Task instructions: Your task is to repeat all of the data exactly while excluding the pictures.

Data block:
◆ ◆ ◆ ◆ ◆ ◆ ◆

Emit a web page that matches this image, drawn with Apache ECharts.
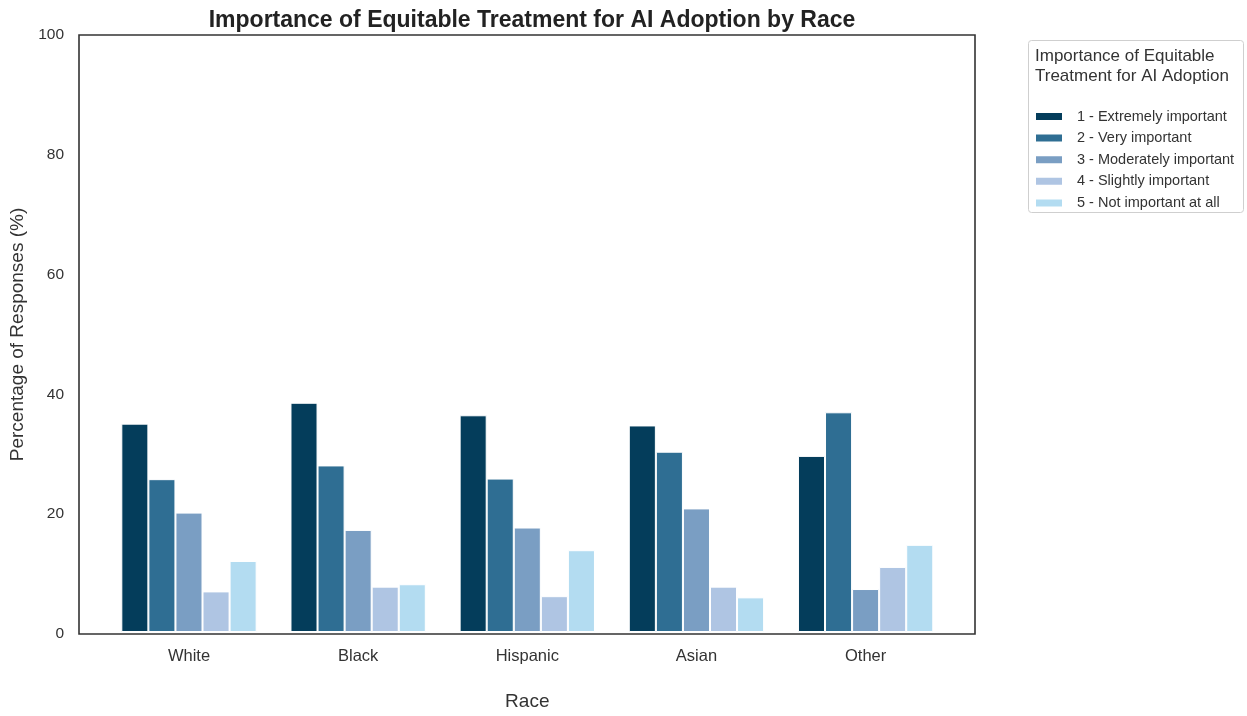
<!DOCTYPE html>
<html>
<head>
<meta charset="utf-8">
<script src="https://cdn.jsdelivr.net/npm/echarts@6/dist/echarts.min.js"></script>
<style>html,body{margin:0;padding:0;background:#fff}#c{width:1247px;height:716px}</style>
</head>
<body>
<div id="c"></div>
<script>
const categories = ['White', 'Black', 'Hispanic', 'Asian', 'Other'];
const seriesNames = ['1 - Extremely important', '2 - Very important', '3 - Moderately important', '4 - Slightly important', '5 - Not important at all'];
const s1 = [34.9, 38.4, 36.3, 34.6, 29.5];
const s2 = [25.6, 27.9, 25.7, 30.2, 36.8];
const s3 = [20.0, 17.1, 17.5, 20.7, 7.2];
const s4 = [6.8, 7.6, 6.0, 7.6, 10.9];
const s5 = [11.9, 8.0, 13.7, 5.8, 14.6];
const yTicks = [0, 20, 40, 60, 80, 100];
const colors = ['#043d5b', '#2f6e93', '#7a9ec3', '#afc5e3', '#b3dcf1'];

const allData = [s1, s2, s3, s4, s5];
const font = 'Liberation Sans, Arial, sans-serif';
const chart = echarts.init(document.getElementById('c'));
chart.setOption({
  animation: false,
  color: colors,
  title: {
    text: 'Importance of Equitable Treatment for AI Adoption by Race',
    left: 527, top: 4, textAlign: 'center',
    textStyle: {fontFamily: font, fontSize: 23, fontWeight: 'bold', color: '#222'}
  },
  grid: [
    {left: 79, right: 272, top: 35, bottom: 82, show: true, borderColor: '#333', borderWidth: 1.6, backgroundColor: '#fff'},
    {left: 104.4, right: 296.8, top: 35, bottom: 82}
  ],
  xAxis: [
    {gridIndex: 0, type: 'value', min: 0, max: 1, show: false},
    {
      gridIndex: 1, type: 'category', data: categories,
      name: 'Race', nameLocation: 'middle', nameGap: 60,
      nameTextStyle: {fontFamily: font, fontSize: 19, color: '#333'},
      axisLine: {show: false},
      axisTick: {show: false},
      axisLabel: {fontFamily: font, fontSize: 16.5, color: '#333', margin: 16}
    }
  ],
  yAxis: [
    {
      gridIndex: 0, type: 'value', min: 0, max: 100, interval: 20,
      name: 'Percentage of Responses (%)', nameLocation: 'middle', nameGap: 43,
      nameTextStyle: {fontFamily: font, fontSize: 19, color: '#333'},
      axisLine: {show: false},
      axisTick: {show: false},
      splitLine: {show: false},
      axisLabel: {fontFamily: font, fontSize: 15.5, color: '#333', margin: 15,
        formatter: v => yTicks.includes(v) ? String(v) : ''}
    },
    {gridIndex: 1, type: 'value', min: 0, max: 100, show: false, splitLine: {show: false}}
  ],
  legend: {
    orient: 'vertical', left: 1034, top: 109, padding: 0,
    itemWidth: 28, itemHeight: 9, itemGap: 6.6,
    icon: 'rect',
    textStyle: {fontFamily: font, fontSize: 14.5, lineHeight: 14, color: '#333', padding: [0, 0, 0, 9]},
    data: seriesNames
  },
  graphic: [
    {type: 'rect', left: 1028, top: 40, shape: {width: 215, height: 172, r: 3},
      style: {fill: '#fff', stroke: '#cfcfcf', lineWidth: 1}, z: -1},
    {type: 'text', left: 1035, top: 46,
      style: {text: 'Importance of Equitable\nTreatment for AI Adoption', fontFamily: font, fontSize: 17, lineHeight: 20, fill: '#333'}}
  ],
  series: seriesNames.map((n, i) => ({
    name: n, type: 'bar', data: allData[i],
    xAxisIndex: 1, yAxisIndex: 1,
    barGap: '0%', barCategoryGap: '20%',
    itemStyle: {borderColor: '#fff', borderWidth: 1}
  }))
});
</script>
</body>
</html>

◆ ◆ ◆ ◆ ◆ ◆ ◆

Task solution:
Emit a web page that matches this image, drawn with Apache ECharts.
<!DOCTYPE html>
<html>
<head>
<meta charset="utf-8">
<script src="https://cdn.jsdelivr.net/npm/echarts@6/dist/echarts.min.js"></script>
<style>html,body{margin:0;padding:0;background:#fff}#c{width:1247px;height:716px}</style>
</head>
<body>
<div id="c"></div>
<script>
const categories = ['White', 'Black', 'Hispanic', 'Asian', 'Other'];
const seriesNames = ['1 - Extremely important', '2 - Very important', '3 - Moderately important', '4 - Slightly important', '5 - Not important at all'];
const s1 = [34.9, 38.4, 36.3, 34.6, 29.5];
const s2 = [25.6, 27.9, 25.7, 30.2, 36.8];
const s3 = [20.0, 17.1, 17.5, 20.7, 7.2];
const s4 = [6.8, 7.6, 6.0, 7.6, 10.9];
const s5 = [11.9, 8.0, 13.7, 5.8, 14.6];
const yTicks = [0, 20, 40, 60, 80, 100];
const colors = ['#043d5b', '#2f6e93', '#7a9ec3', '#afc5e3', '#b3dcf1'];

const allData = [s1, s2, s3, s4, s5];
const font = 'Liberation Sans, Arial, sans-serif';
const chart = echarts.init(document.getElementById('c'));
chart.setOption({
  animation: false,
  color: colors,
  title: {
    text: 'Importance of Equitable Treatment for AI Adoption by Race',
    left: 527, top: 4, textAlign: 'center',
    textStyle: {fontFamily: font, fontSize: 23, fontWeight: 'bold', color: '#222'}
  },
  grid: [
    {left: 79, right: 272, top: 35, bottom: 82, show: true, borderColor: '#333', borderWidth: 1.6, backgroundColor: '#fff'},
    {left: 104.4, right: 296.8, top: 35, bottom: 82}
  ],
  xAxis: [
    {gridIndex: 0, type: 'value', min: 0, max: 1, show: false},
    {
      gridIndex: 1, type: 'category', data: categories,
      name: 'Race', nameLocation: 'middle', nameGap: 60,
      nameTextStyle: {fontFamily: font, fontSize: 19, color: '#333'},
      axisLine: {show: false},
      axisTick: {show: false},
      axisLabel: {fontFamily: font, fontSize: 16.5, color: '#333', margin: 16}
    }
  ],
  yAxis: [
    {
      gridIndex: 0, type: 'value', min: 0, max: 100, interval: 20,
      name: 'Percentage of Responses (%)', nameLocation: 'middle', nameGap: 43,
      nameTextStyle: {fontFamily: font, fontSize: 19, color: '#333'},
      axisLine: {show: false},
      axisTick: {show: false},
      splitLine: {show: false},
      axisLabel: {fontFamily: font, fontSize: 15.5, color: '#333', margin: 15,
        formatter: v => yTicks.includes(v) ? String(v) : ''}
    },
    {gridIndex: 1, type: 'value', min: 0, max: 100, show: false, splitLine: {show: false}}
  ],
  legend: {
    orient: 'vertical', left: 1034, top: 109, padding: 0,
    itemWidth: 28, itemHeight: 9, itemGap: 6.6,
    icon: 'rect',
    textStyle: {fontFamily: font, fontSize: 14.5, lineHeight: 14, color: '#333', padding: [0, 0, 0, 9]},
    data: seriesNames
  },
  graphic: [
    {type: 'rect', left: 1028, top: 40, shape: {width: 215, height: 172, r: 3},
      style: {fill: '#fff', stroke: '#cfcfcf', lineWidth: 1}, z: -1},
    {type: 'text', left: 1035, top: 46,
      style: {text: 'Importance of Equitable\nTreatment for AI Adoption', fontFamily: font, fontSize: 17, lineHeight: 20, fill: '#333'}}
  ],
  series: seriesNames.map((n, i) => ({
    name: n, type: 'bar', data: allData[i],
    xAxisIndex: 1, yAxisIndex: 1,
    barGap: '0%', barCategoryGap: '20%',
    itemStyle: {borderColor: '#fff', borderWidth: 1}
  }))
});
</script>
</body>
</html>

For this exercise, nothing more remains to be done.